With the help of Laura O'Hern, endocrinology physician assistant at CHI St. Vincent Little Rock, we are describing diabetes.

LITTLE ROCK, Ark. — In order to fully understand today's gowns topic, we first have to visit a factory. Let’s just say this is a factory that processes sugar, but it's a factory where all the workers don't show up and you show up with a truck load of sugar that needs to go into the factory.

“It's going to be much harder for that factory that's already on short staff to process a lot at one time,” Dr. O’Hern said.

With the help of Laura O'Hern, endocrinology physician assistant at CHI St. Vincent Little Rock, we have just described diabetes.

“It inherently comes down to the body is unable to process sugar in the normal way,” Dr. O’Hern said.

To show how widespread it is in Arkansas, Dr. O’Hern has another analogy.

“If you're in a room right now with any more than two other people, then the chances are that one of you has diabetes or pre-diabetes, that's serious,” she said. “That's a large percentage of the population.”

With diabetes you have to see your doctor regularly. It's a progressive disease that only gets worse over time.

“Without a pandemic on board, diabetes is the leading cause of blindness, kidney failure, and lower limb amputation in the United States,” Dr. O’Hern said.

That takes us back to our factory, where you can learn a valuable lesson.

“You can control how much sugar you deliver to that defective factory at any time,” she said.

CHI St. Vincent, like most clinics, are up and running and willing to help while observing pandemic protocols, and once you make a commitment to improve, you change your life's trajectory.

“I had a patient who came to me at the beginning of the year to talk about their diet,” Dr. O’Hern said. “This patient was on over 300 units of insulin a day and multiple other diabetes meds plus had hypertension, high cholesterol, lots of problems.”

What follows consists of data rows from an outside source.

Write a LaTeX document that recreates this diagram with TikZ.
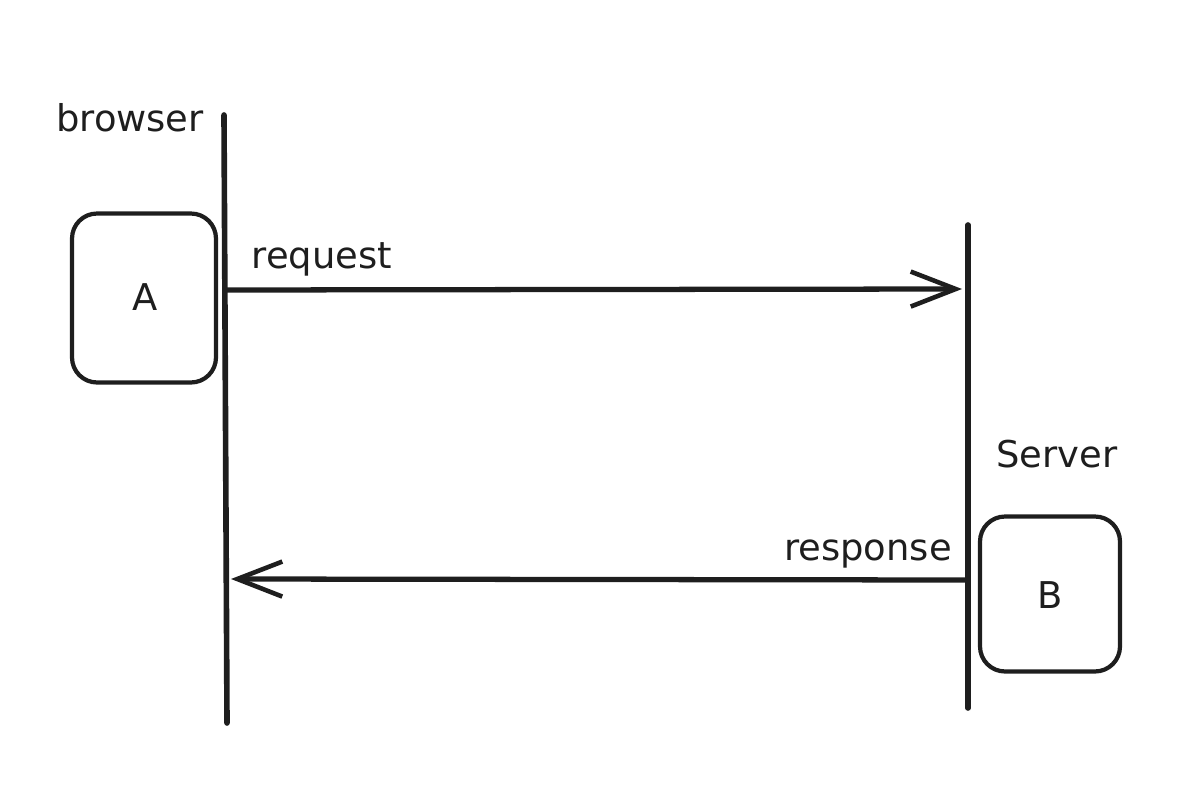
\documentclass[tikz,border=0pt]{standalone}
\usepackage{fontspec}
\setmainfont{DejaVu Sans}
\usetikzlibrary{arrows.meta}
\definecolor{inkc}{RGB}{30,30,30}
\tikzset{
  lifeline/.style={inkc,line width=3.2pt,line cap=round},
  actbox/.style={draw=inkc,line width=2.4pt,rounded corners=0.5cm,inner sep=0pt},
  msg/.style={inkc,line width=3pt,-{Straight Barb[length=0.9cm,width=0.7cm,line width=2.6pt]}},
  lbl/.style={anchor=base,text=inkc,font=\fontsize{21}{24}\selectfont}
}
\begin{document}
\begin{tikzpicture}[x=0.02cm,y=-0.02cm]
\useasboundingbox (0,0) rectangle (1200,794);
% lifelines
\coordinate (brtop) at (224,115);
\coordinate (brbot) at (227,723);
\coordinate (svtop) at (968,225);
\coordinate (svbot) at (968,708);
\draw[lifeline] (brtop) -- (brbot);
\draw[lifeline] (svtop) -- (svbot);
\node[lbl] (browser) at (130,132) {browser};
\node[lbl] (server) at (1057,467) {Server};
% boxes on each side
\node[actbox,minimum width=2.88cm,minimum height=3.38cm] (boxA) at (144,298) {};
\node[lbl] (labA) at (145,310) {A};
\node[actbox,minimum width=2.8cm,minimum height=3.1cm] (boxB) at (1050,594) {};
\node[lbl] (labB) at (1050,608) {B};
% messages
\coordinate (req-a) at (225,290);
\coordinate (req-b) at (962,289);
\coordinate (res-a) at (966,580);
\coordinate (res-b) at (231,579);
\draw[msg] (req-a) -- (req-b);
\node[lbl] (request) at (322,268) {request};
\draw[msg] (res-a) -- (res-b);
\node[lbl] (response) at (868,560) {response};
\end{tikzpicture}
\end{document}
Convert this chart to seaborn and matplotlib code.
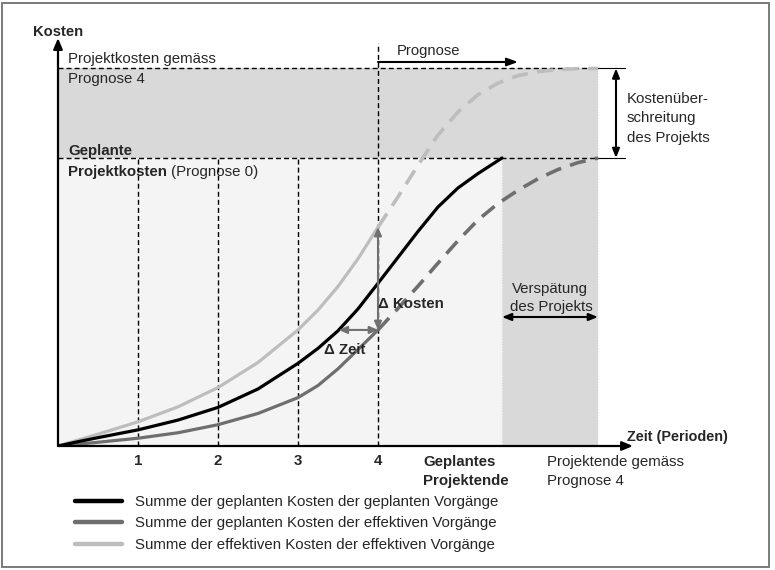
import numpy as np
import pandas as pd
import matplotlib
matplotlib.use("Agg")
import matplotlib.pyplot as plt
from matplotlib.lines import Line2D
from matplotlib.patches import Rectangle
import seaborn as sns

# ---------------- data ----------------
periods = [1, 2, 3, 4]
tick_labels = ["1", "2", "3", "4"]
status_period = 4            # Prognose 4 is made at end of period 4
planned_end = 5.55           # Geplantes Projektende
forecast_end = 6.75          # Projektende gemäss Prognose 4
planned_cost = 100.0         # Geplante Projektkosten (Prognose 0)
forecast_cost = 131.1        # Projektkosten gemäss Prognose 4

# Summe der geplanten Kosten der geplanten Vorgänge
plan_x = [0, 0.25, 0.5, 1, 1.5, 2, 2.5, 3, 3.25, 3.5, 3.75, 4, 4.25, 4.5, 4.75, 5.0, 5.25, 5.55]
plan_y = [0, 1.5, 2.9, 5.6, 9.0, 13.4, 19.8, 28.7, 33.9, 40.0, 47.6, 56.5, 65.5, 74.5, 83.0, 89.6, 94.6, 100.0]

# Summe der geplanten Kosten der effektiven Vorgänge
earned_x = [0, 0.5, 1, 1.5, 2, 2.5, 3, 3.25, 3.5, 3.75, 4, 4.25, 4.5, 4.75, 5.0, 5.25, 5.5,
            5.75, 6.0, 6.25, 6.5, 6.75]
earned_y = [0, 1.3, 2.7, 4.6, 7.4, 11.3, 16.8, 21.0, 26.8, 33.5, 40.3, 47.8, 55.5, 63.5, 71.3, 78.5, 84.2,
            88.8, 92.8, 96.0, 98.4, 100.0]

# Summe der effektiven Kosten der effektiven Vorgänge
actual_x = [0, 0.5, 1, 1.5, 2, 2.5, 3, 3.25, 3.5, 3.75, 4, 4.25, 4.5, 4.75, 5.0, 5.25, 5.5,
            5.75, 6.0, 6.25, 6.5, 6.75]
actual_y = [0, 4.1, 8.4, 13.6, 20.3, 29.0, 40.3, 47.2, 55.4, 65.0, 76.0, 86.5, 97.5, 108.0, 116.0, 122.0, 126.0,
            128.6, 130.0, 130.7, 131.0, 131.1]

legend_labels = [
    "Summe der geplanten Kosten der geplanten Vorgänge",
    "Summe der geplanten Kosten der effektiven Vorgänge",
    "Summe der effektiven Kosten der effektiven Vorgänge",
]

# ---------------- style ----------------
sns.set_theme(style="white")
plt.rcParams["font.family"] = ["Liberation Sans", "DejaVu Sans"]
plt.rcParams["font.size"] = 10.8

C_BLACK = "#000000"
C_MID = "#6e6e6e"
C_LIGHT = "#bdbdbd"
BG_LIGHT = "#f4f4f4"
BG_DARK = "#d9d9d9"

W, H = 775, 570
fig = plt.figure(figsize=(W / 100, H / 100), dpi=100)

# pixel geometry of the axes
X0, Y0 = 58, 446          # origin
XR, YT = 633, 38          # arrow tips
SX, SY = 80.0, 2.88       # px per period, px per cost unit

ax = fig.add_axes([X0 / W, (H - Y0) / H, (XR - X0) / W, (Y0 - YT) / H])
ax.set_xlim(0, (XR - X0) / SX)
ax.set_ylim(0, (Y0 - YT) / SY)
ax.set_facecolor("none")
for s in ax.spines.values():
    s.set_visible(False)


def dx(px):
    return (px - X0) / SX


def dy(py):
    return (Y0 - py) / SY


# ---------------- backgrounds ----------------
ax.fill_between([0, planned_end], 0, planned_cost, color=BG_LIGHT, lw=0, zorder=0)
ax.fill_between([planned_end, forecast_end], 0, planned_cost, color=BG_DARK, lw=0, zorder=0)
ax.fill_between([0, forecast_end], planned_cost, forecast_cost, color=BG_DARK, lw=0, zorder=0)
for xe in (planned_end, forecast_end):
    ax.plot([xe, xe], [0, planned_cost if xe == planned_end else forecast_cost],
            color="#eeeeee", lw=0.8, ls=(0, (1, 1.5)), zorder=0.5)

# ---------------- reference lines ----------------
thin_dash = (0, (3.6, 2.2))
for lvl in (planned_cost, forecast_cost):
    ax.plot([0, forecast_end], [lvl, lvl], color="black", lw=1.0, ls=thin_dash, zorder=2)
    ax.plot([forecast_end, dx(625)], [lvl, lvl], color="black", lw=0.8, zorder=2, clip_on=False)
for p in periods[:-1]:
    ax.plot([p, p], [0, planned_cost], color="black", lw=1.0, ls=thin_dash, zorder=2)
ax.plot([status_period, status_period], [0, dy(43)], color="black", lw=1.0, ls=thin_dash,
        zorder=2, clip_on=False)

# ---------------- curves ----------------
curve_dash = (0, (4.5, 2.6))


def split(xs, ys, cut):
    xs = np.asarray(xs, float)
    ys = np.asarray(ys, float)
    a = xs <= cut
    b = xs >= cut
    return (xs[a], ys[a]), (xs[b], ys[b])


sns.lineplot(x=plan_x, y=plan_y, ax=ax, color=C_BLACK, lw=2.3, zorder=4, legend=False)
for xs, ys, col in ((earned_x, earned_y, C_MID), (actual_x, actual_y, C_LIGHT)):
    (sx_, sy_), (dx_, dy_) = split(xs, ys, status_period)
    sns.lineplot(x=sx_, y=sy_, ax=ax, color=col, lw=2.3, zorder=3, legend=False)
    sns.lineplot(x=dx_, y=dy_, ax=ax, color=col, lw=2.6, zorder=3, legend=False,
                 linestyle=curve_dash)

# ---------------- delta arrows ----------------
earned4 = float(np.interp(status_period, earned_x, earned_y))
actual4 = float(np.interp(status_period, actual_x, actual_y))
plan_at = float(np.interp(earned4, plan_y, plan_x))
arr_gray = dict(arrowstyle="<|-|>,head_length=0.45,head_width=0.2", color="#707070", lw=1.5,
                shrinkA=0, shrinkB=0)
ax.annotate("", xy=(status_period, earned4), xytext=(plan_at, earned4), arrowprops=arr_gray, zorder=5)
ax.annotate("", xy=(status_period, actual4), xytext=(status_period, earned4), arrowprops=arr_gray, zorder=5)
ax.text(dx(378), dy(307.5), "Δ Kosten", fontweight="bold", fontsize=10.8, ha="left", va="baseline", zorder=6)
ax.text(dx(345), dy(354.5), "Δ Zeit", fontweight="bold", fontsize=10.8, ha="center", va="baseline", zorder=6)

# ---------------- axes arrows ----------------
arr_axis = dict(arrowstyle="-|>,head_length=0.6,head_width=0.25", color="black", lw=1.6,
                shrinkA=0, shrinkB=0)
ax.annotate("", xy=(1, 0), xytext=(0, 0), xycoords="axes fraction", arrowprops=arr_axis,
            annotation_clip=False, zorder=7)
ax.annotate("", xy=(0, 1), xytext=(0, 0), xycoords="axes fraction", arrowprops=arr_axis,
            annotation_clip=False, zorder=7)

# ---------------- ticks ----------------
ax.set_xticks(periods)
ax.set_xticklabels(tick_labels, fontweight="bold", fontsize=10.8)
ax.set_yticks([])
ax.tick_params(axis="x", length=0, pad=6)
ax.set_xlabel("")
ax.set_ylabel("")

# ---------------- annotations ----------------
black_arr = dict(arrowstyle="<|-|>,head_length=0.5,head_width=0.2", color="black", lw=1.5,
                 shrinkA=0, shrinkB=0)
one_arr = dict(arrowstyle="-|>,head_length=0.6,head_width=0.22", color="black", lw=1.5,
               shrinkA=0, shrinkB=0)
# Prognose arrow
ax.annotate("", xy=(dx(518), dy(62)), xytext=(status_period, dy(62)), arrowprops=one_arr,
            annotation_clip=False, zorder=6)
ax.text(dx(428), dy(55.5), "Prognose", ha="center", va="baseline", fontsize=10.6)
# Kostenüberschreitung
ax.annotate("", xy=(dx(616), forecast_cost), xytext=(dx(616), planned_cost), arrowprops=black_arr,
            annotation_clip=False, zorder=6)
for t, b in (("Kostenüber-", 103), ("schreitung", 122), ("des Projekts", 142)):
    ax.text(dx(627), dy(b), t, ha="left", va="baseline", fontsize=10.8, clip_on=False)
# Verspätung
ax.annotate("", xy=(forecast_end, dy(317)), xytext=(planned_end, dy(317)), arrowprops=black_arr,
            zorder=6)
ax.text(dx(550), dy(293.5), "Verspätung", ha="center", va="baseline", fontsize=10.8)
ax.text(dx(551), dy(311), "des Projekts", ha="center", va="baseline", fontsize=10.8)

# left-top labels
ax.text(dx(68), dy(63.5), "Projektkosten gemäss", ha="left", va="baseline", fontsize=10.8, zorder=1)
ax.text(dx(68), dy(83.5), "Prognose 4", ha="left", va="baseline", fontsize=10.8, zorder=1)
ax.text(dx(68), dy(155.5), "Geplante", ha="left", va="baseline", fontsize=10.8,
        fontweight="bold", zorder=1)
t1 = ax.text(dx(68), dy(176), "Projektkosten", ha="left", va="baseline", fontsize=10.8,
             fontweight="bold", zorder=1)
ax.annotate(" (Prognose 0)", xycoords=t1, xy=(1, 0), va="bottom", ha="left", fontsize=10.8, zorder=1)

ax.text(dx(33), dy(35.5), "Kosten", ha="left", va="baseline", fontsize=10.6, fontweight="bold",
        clip_on=False)
ax.text(dx(627), dy(440.5), "Zeit (Perioden)", ha="left", va="baseline", fontsize=10.4,
        fontweight="bold", clip_on=False)

# bottom labels
ax.text(dx(423), dy(466), "Geplantes", ha="left", va="baseline", fontsize=10.8, fontweight="bold",
        clip_on=False)
ax.text(dx(423), dy(484.5), "Projektende", ha="left", va="baseline", fontsize=10.8, fontweight="bold",
        clip_on=False)
ax.text(dx(547), dy(466), "Projektende gemäss", ha="left", va="baseline", fontsize=10.8, clip_on=False)
ax.text(dx(547), dy(484.5), "Prognose 4", ha="left", va="baseline", fontsize=10.8, clip_on=False)

# ---------------- legend ----------------
handles = [Line2D([0], [0], color=c, lw=3.2) for c in (C_BLACK, C_MID, C_LIGHT)]
fig.legend(handles, legend_labels, loc="upper left", bbox_to_anchor=(75 / W, 1 - 495 / H),
           frameon=False, borderpad=0, borderaxespad=0, handlelength=3.15, handletextpad=0.85,
           labelspacing=0.5, fontsize=10.8)

# ---------------- frame around the figure ----------------
fig.patches.append(Rectangle((2 / W, 3 / H), 767 / W, 564 / H, transform=fig.transFigure,
                             fill=False, edgecolor="#7a7a7a", lw=1.4))

fig.savefig("out.png", dpi=100)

Hopeless? No. A low-carb diet, exercise and monitoring with checkups and consultations, what had begun in January 2020 with expensive insulin and a bleak future had reached the magical point where he didn't need to worry about his factory.

“At ten months later, this individual is now completely off of al insulin with a nearly normal Hemoglobin A1c and he achieved this with dietary control,” Dr. O’Hern said. “And the weight loss came with him getting his diet into line, so I was incredibly inspired by that story.”

Note that he was not alone.

“It's just so much better when we do it together as a community,” she said.

One final word about the classic early symptoms of diabetes: A lower energy level, and dry mouth. If that has been bothering you, call your primary care physician or CHI St. Vincent for help.